▸ MATERIAL
+++++
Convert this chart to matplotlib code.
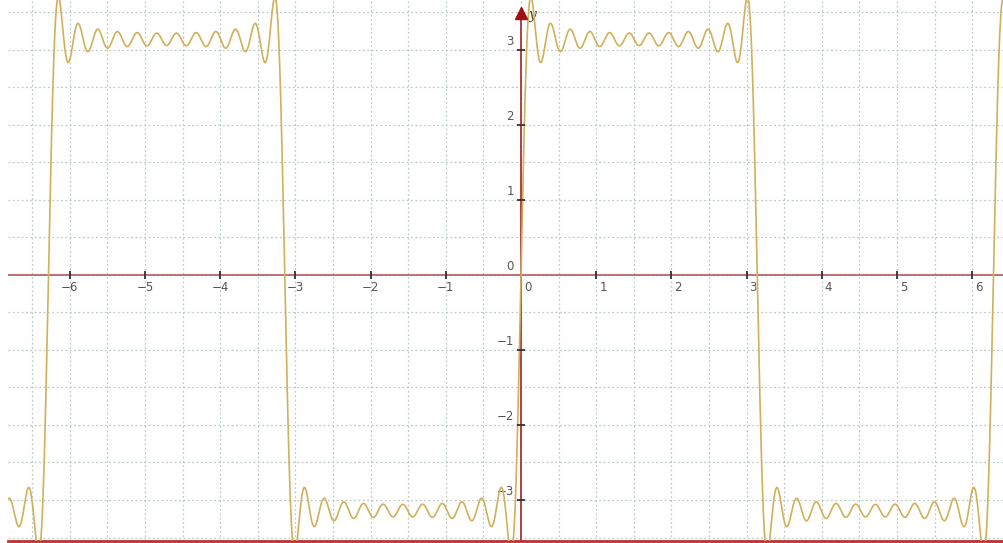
import numpy as np
import matplotlib
matplotlib.use("Agg")
import matplotlib.pyplot as plt

# Fourier partial sum of a square wave (amplitude pi):
harmonics = [1, 3, 5, 7, 9, 11, 13, 15, 17, 19, 21, 23]
coefficients = [4.0, 1.3333, 0.8, 0.5714, 0.4444, 0.3636, 0.3077, 0.2667,
                0.2353, 0.2105, 0.1905, 0.1739]
x_ticks = [-6, -5, -4, -3, -2, -1, 0, 1, 2, 3, 4, 5, 6]
y_ticks = [-3, -2, -1, 0, 1, 2, 3]

W, H = 1004, 543
fig = plt.figure(figsize=(W / 100, H / 100), dpi=100)
fig.patch.set_facecolor("white")
ax = fig.add_axes([8 / W, 2 / H, 996 / W, 541 / H])
x0, px = 521.0, 75.2
y0, py = 275.0, 75.0
xmin, xmax = (8 - x0) / px, (W - x0) / px
ymax, ymin = y0 / py, (y0 - 541) / py
ax.set_xlim(xmin, xmax)
ax.set_ylim(ymin, ymax)
for s in ["top", "left", "right"]:
    ax.spines[s].set_visible(False)
ax.spines["bottom"].set_color("#c03030")
ax.spines["bottom"].set_linewidth(2.0)
ax.set_xticks([])
ax.set_yticks([])

# grid every 0.5
gx = np.arange(-7, 7.01, 0.5)
gy = np.arange(-3.5, 3.51, 0.5)
for g in gx:
    ax.axvline(g, color="#bccbc6", lw=0.9, ls=(0, (1.5, 2)), zorder=1)
for g in gy:
    ax.axhline(g, color="#bccbc6", lw=0.9, ls=(0, (1.5, 2)), zorder=1)

# axes
arrow_y = ymax - 13 / py
ax.axhline(0, color="#b85a5a", lw=1.2, zorder=2)
ax.plot([0, 0], [ymin, arrow_y], color="#b04040", lw=1.4, zorder=2)
ax.plot([0], [arrow_y], marker="^", color="#a01010", ms=8, zorder=5,
        clip_on=False)
ax.annotate("y", (0, arrow_y), xytext=(8, -2), textcoords="offset pixels",
            fontsize=10, fontstyle="italic", family="DejaVu Serif",
            color="#444444", ha="left", va="center")

# tick marks
ax.plot([t for t in x_ticks if t != 0], [0] * (len(x_ticks) - 1), ls="none",
        marker="|", ms=6, mew=1.3, color="#333333", zorder=4)
ax.plot([0] * (len(y_ticks) - 1), [t for t in y_ticks if t != 0], ls="none",
        marker="_", ms=6, mew=1.3, color="#333333", zorder=4)

for t in x_ticks:
    lab = str(t).replace("-", "\u2212")
    if t < 0:
        ax.annotate(lab, (t, 0), xytext=(0, -13), textcoords="offset pixels",
                    ha="center", va="center", fontsize=8.5, color="#555555")
    else:
        ax.annotate(lab, (t, 0), xytext=(3, -13), textcoords="offset pixels",
                    ha="left", va="center", fontsize=8.5, color="#555555")
for t in y_ticks:
    lab = str(t).replace("-", "\u2212")
    ax.annotate(lab, (0, t), xytext=(-7, 8), textcoords="offset pixels",
                ha="right", va="center", fontsize=8.5, color="#555555")

# curve
x = np.linspace(xmin, xmax, 6000)
y = np.zeros_like(x)
for n, b in zip(harmonics, coefficients):
    y += b * np.sin(n * x)
ax.plot(x, y, color="#d0b05a", lw=1.2, zorder=3)

fig.savefig("out.png", dpi=100)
+++++
▸ WHAT TO PRODUCE
Send back the data above word for word, with the pictures left out.

▸ COMPLETE RESPONSE
Convert this chart to matplotlib code.
import numpy as np
import matplotlib
matplotlib.use("Agg")
import matplotlib.pyplot as plt

# Fourier partial sum of a square wave (amplitude pi):
harmonics = [1, 3, 5, 7, 9, 11, 13, 15, 17, 19, 21, 23]
coefficients = [4.0, 1.3333, 0.8, 0.5714, 0.4444, 0.3636, 0.3077, 0.2667,
                0.2353, 0.2105, 0.1905, 0.1739]
x_ticks = [-6, -5, -4, -3, -2, -1, 0, 1, 2, 3, 4, 5, 6]
y_ticks = [-3, -2, -1, 0, 1, 2, 3]

W, H = 1004, 543
fig = plt.figure(figsize=(W / 100, H / 100), dpi=100)
fig.patch.set_facecolor("white")
ax = fig.add_axes([8 / W, 2 / H, 996 / W, 541 / H])
x0, px = 521.0, 75.2
y0, py = 275.0, 75.0
xmin, xmax = (8 - x0) / px, (W - x0) / px
ymax, ymin = y0 / py, (y0 - 541) / py
ax.set_xlim(xmin, xmax)
ax.set_ylim(ymin, ymax)
for s in ["top", "left", "right"]:
    ax.spines[s].set_visible(False)
ax.spines["bottom"].set_color("#c03030")
ax.spines["bottom"].set_linewidth(2.0)
ax.set_xticks([])
ax.set_yticks([])

# grid every 0.5
gx = np.arange(-7, 7.01, 0.5)
gy = np.arange(-3.5, 3.51, 0.5)
for g in gx:
    ax.axvline(g, color="#bccbc6", lw=0.9, ls=(0, (1.5, 2)), zorder=1)
for g in gy:
    ax.axhline(g, color="#bccbc6", lw=0.9, ls=(0, (1.5, 2)), zorder=1)

# axes
arrow_y = ymax - 13 / py
ax.axhline(0, color="#b85a5a", lw=1.2, zorder=2)
ax.plot([0, 0], [ymin, arrow_y], color="#b04040", lw=1.4, zorder=2)
ax.plot([0], [arrow_y], marker="^", color="#a01010", ms=8, zorder=5,
        clip_on=False)
ax.annotate("y", (0, arrow_y), xytext=(8, -2), textcoords="offset pixels",
            fontsize=10, fontstyle="italic", family="DejaVu Serif",
            color="#444444", ha="left", va="center")

# tick marks
ax.plot([t for t in x_ticks if t != 0], [0] * (len(x_ticks) - 1), ls="none",
        marker="|", ms=6, mew=1.3, color="#333333", zorder=4)
ax.plot([0] * (len(y_ticks) - 1), [t for t in y_ticks if t != 0], ls="none",
        marker="_", ms=6, mew=1.3, color="#333333", zorder=4)

for t in x_ticks:
    lab = str(t).replace("-", "\u2212")
    if t < 0:
        ax.annotate(lab, (t, 0), xytext=(0, -13), textcoords="offset pixels",
                    ha="center", va="center", fontsize=8.5, color="#555555")
    else:
        ax.annotate(lab, (t, 0), xytext=(3, -13), textcoords="offset pixels",
                    ha="left", va="center", fontsize=8.5, color="#555555")
for t in y_ticks:
    lab = str(t).replace("-", "\u2212")
    ax.annotate(lab, (0, t), xytext=(-7, 8), textcoords="offset pixels",
                ha="right", va="center", fontsize=8.5, color="#555555")

# curve
x = np.linspace(xmin, xmax, 6000)
y = np.zeros_like(x)
for n, b in zip(harmonics, coefficients):
    y += b * np.sin(n * x)
ax.plot(x, y, color="#d0b05a", lw=1.2, zorder=3)

fig.savefig("out.png", dpi=100)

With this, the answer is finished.